We can use the cumulative reward function of policy $\mu$ to justify policy $\pi$, and then weight the cumulative reward function by the importance ratio between $\pi$ and $\mu$ to estimate the value function of policy $\pi$. The algorithm is as follows:

Every episode would be mutified by the importance sampling ratio:
$$
G_t^{\pi/\mu} = \frac{\pi(A_t|S_t)}{\mu(A_t|S_t)} \frac{\pi(A_{t+1}|S_{t+1})}{\mu(A_{t+1}|S_{t+1})} \cdots \frac{\pi(A_{T-1}|S_{T-1})}{\mu(A_{T-1}|S_{T-1})} G_t
$$

So we then update the value function by:
$$
V(s) \leftarrow V(s) + \frac{1}{N(s)} (G_t^{\pi/\mu} - V(s))
$$

Sample by importance sampling will significantly increase the variance of the return, which is because the importance sampling ratio can be very large when $\pi$ and $\mu$ are very different.

Temporal-Difference Learning

Temporal-Difference (TD) is a method combining the MC method and DP method, which name comes from the fact that it uses the diff of estimated value function at two consecutive time steps to update the value function.

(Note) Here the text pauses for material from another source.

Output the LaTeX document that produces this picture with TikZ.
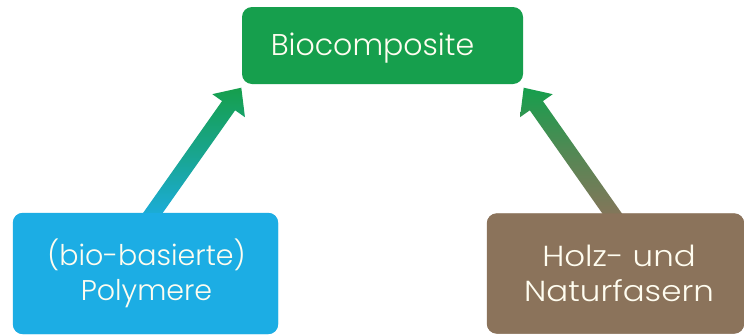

There are two key ideas in TD learning: TD error and TD target.

For state value funtion $V$, after a transition from state $s$ to state $s’$ with reward $r$, the TD error is defined as:
$$
\delta = r + \gamma V(s’) - V(s)
$$
The TD target is defined as:
$$
\hat{V} = r + \gamma V(s’)
$$

As for the TD in Bellman expectation equation, the TD error is used in estimating the expect part.

Some details of TD learning

The simpliest TD learning algorithm is called TD(0), which updates the value function by the TD error at each time step. The key equation of TD(0) is as follows:
$$
V(s) \leftarrow V(s) + \alpha \delta = V(s) + \alpha (r + \gamma V(s’) - V(s))
$$

Why we update like this?
The Bellman expectation equation is rewritten as:
$$
E_{\pi} \left[ R_{t+1} + \gamma V^{\pi}(S_{t+1}) - V^{\pi}(S_t) | S_t = s \right] = 0
$$
That’s all. We want to make the TD error as small as possible, which means we want to make the estimated value function as close as possible to the true value function. Thus, we can use the TD error to update the value function.

The TD method introduce the bootstrapping idea, which means we use the estimated value function to update the value function. This is different from the MC method, which uses the actual return to update the value function. The bootstrapping idea can significantly reduce the variance of the return, but it may introduce bias because we are using an estimated value function to update the value function.

Contrast between TD and MC methods

They have the same goal: Learn the value function from episodes of experience. However, they have different approaches to achieve this goal. The MC method uses the actual return to update the value function, which can have high variance but no bias. The TD method uses the estimated value function to update the value function, which can have low variance but may introduce bias.

TD method	MC method
update value function $V(s)$ like $V(s) \leftarrow V(s) + \alpha (r + \gamma V(s’) - V(s))$	update value function $V(s)$ like $V(s) \leftarrow V(s) + \frac{1}{N(s)} (G_t - V(s))$

The object of TD is $ R_t + \gamma V(s_{t+1})$, which is called TD target, while the object of MC is $G_t$, which is the actual return. The TD method’s error is called TD error, which is defined as $\delta = r + \gamma V(s’) - V(s)$, while the MC method’s error is defined as $G_t - V(s)$.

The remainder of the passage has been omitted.